Near-Memory Architecture for Threshold-Ordinal Surface-Based Corner Detection of Event Cameras
Hongyang Shang, An Guo, Shuai Dong, Junyi Yang, Ye Ke, Arindam Basu
TL;DR
This work tackles the latency and energy bottlenecks of TOS-based corner detection on high-rate event cameras by introducing a near-memory computing architecture (NM-TOS). The design uses read-write decoupled 8T SRAM, a pipelined patch-update flow, and dynamic voltage/frequency scaling to accelerate per-event TOS updates while reducing power. Hardware modules (MO/CMP) and a DVFS-enabled peripheral ecosystem yield up to 24.7× latency reductions and up to 6.6× energy savings, with only minor AUC degradation on standard EBC datasets under low-voltage operation. The approach enables real-time, edge-hosted corner detection for surveillance, robotics, and autonomous systems with high-resolution event streams, illustrating robust performance under hardware non-idealities.
Abstract
Event-based Cameras (EBCs) are widely utilized in surveillance and autonomous driving applications due to their high speed and low power consumption. Corners are essential low-level features in event-driven computer vision, and novel algorithms utilizing event-based representations, such as Threshold-Ordinal Surface (TOS), have been developed for corner detection.
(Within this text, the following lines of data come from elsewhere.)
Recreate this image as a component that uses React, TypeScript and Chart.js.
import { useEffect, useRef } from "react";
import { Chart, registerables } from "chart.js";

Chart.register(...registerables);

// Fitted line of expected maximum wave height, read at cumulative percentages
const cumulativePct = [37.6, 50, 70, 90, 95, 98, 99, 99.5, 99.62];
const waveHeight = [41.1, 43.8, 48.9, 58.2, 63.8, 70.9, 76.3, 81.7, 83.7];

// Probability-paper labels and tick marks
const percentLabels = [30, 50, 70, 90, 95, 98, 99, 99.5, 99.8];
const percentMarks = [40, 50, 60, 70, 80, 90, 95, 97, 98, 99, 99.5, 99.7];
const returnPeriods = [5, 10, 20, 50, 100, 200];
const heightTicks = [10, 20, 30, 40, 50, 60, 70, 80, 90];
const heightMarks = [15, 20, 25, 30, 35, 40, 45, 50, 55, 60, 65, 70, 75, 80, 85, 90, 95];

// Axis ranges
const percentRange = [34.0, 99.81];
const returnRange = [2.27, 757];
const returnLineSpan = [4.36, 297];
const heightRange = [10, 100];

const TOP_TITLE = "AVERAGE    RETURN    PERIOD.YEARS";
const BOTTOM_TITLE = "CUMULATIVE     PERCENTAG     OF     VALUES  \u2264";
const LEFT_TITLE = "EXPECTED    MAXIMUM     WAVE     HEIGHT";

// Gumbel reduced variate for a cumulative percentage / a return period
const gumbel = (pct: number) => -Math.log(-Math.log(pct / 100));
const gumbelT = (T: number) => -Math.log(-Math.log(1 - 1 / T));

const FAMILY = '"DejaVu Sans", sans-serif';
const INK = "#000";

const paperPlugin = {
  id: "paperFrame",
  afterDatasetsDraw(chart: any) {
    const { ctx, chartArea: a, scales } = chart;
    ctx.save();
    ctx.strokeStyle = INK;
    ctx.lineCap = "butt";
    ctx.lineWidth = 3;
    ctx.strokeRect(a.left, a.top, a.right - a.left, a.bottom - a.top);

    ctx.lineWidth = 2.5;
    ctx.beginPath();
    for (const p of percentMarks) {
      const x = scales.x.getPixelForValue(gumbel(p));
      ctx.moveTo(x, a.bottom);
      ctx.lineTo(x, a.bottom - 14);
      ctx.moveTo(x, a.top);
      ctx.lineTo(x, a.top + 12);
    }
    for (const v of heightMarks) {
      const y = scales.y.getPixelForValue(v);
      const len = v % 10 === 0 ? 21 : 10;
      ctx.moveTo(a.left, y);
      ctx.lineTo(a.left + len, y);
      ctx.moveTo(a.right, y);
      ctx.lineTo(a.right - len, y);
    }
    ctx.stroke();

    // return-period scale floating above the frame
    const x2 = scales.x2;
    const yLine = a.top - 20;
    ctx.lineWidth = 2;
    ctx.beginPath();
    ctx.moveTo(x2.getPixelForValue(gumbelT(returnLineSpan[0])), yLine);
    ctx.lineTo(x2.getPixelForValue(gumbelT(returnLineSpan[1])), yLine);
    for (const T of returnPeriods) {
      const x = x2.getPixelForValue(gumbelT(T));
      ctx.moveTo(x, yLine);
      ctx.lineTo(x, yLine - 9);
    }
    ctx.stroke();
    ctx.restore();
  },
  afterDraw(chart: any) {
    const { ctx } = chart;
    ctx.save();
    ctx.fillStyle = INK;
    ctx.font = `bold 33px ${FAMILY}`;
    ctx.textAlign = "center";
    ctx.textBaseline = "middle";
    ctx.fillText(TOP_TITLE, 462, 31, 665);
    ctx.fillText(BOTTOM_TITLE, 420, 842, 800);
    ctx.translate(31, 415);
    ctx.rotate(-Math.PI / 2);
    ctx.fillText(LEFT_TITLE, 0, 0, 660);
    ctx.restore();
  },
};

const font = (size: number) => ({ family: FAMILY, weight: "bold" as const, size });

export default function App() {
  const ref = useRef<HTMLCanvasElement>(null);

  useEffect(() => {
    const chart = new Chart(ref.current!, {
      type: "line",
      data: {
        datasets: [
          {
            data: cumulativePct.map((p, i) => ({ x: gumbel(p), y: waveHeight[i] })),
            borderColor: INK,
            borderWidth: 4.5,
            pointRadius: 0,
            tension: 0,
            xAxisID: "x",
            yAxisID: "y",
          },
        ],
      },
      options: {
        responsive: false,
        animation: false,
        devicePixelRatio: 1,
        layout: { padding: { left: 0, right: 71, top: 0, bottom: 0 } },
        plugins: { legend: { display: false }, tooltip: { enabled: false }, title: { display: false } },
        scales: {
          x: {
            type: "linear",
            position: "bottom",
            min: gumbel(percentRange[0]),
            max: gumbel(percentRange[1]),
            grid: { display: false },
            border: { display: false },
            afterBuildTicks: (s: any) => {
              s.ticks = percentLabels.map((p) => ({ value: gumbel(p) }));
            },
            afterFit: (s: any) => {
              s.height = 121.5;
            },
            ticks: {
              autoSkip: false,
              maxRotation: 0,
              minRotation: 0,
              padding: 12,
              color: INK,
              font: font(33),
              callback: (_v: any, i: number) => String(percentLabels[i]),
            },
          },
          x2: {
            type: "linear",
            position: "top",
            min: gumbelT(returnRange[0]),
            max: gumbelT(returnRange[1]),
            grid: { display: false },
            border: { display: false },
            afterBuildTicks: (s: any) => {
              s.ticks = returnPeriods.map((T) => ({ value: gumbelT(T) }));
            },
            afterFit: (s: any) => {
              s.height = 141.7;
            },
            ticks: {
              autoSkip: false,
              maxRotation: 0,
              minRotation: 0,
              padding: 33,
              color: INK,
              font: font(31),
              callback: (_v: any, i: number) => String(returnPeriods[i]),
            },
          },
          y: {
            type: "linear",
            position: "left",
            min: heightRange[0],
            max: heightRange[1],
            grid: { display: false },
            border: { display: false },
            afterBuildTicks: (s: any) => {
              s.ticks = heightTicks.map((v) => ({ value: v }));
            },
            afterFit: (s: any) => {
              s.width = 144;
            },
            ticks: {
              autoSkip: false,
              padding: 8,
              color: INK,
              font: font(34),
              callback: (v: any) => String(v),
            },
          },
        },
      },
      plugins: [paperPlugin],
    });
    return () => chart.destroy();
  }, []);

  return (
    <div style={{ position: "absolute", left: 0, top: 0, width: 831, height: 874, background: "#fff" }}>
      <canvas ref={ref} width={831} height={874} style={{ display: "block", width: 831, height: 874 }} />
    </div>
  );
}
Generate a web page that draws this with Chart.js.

However, the implementation of these algorithms on resource-constrained edge devices is hindered by significant latency, undermining the advantages of EBCs. To address this challenge, a near-memory architecture for efficient TOS updates (NM-TOS) is proposed. This architecture employs a read-write decoupled 8T SRAM cell and optimizes patch update speed through pipelining. Hardware-software co-optimized peripheral circuits and dynamic voltage and frequency scaling (DVFS) enable power and latency reductions. Compared to traditional digital implementations, our architecture reduces latency/energy by 24.7x/1.2x at Vdd = 1.2 V or 1.93x/6.6x at Vdd = 0.6 V based on 65nm CMOS process. Monte Carlo simulations confirm robust circuit operation, demonstrating zero bit error rate at operating voltages above 0.62 V, with only 0.2% at 0.61 V and 2.5% at 0.6 V. Corner detection evaluation using precision-recall area under curve (AUC) metrics reveals minor AUC reductions of 0.027 and 0.015 at 0.6 V for two popular EBC datasets.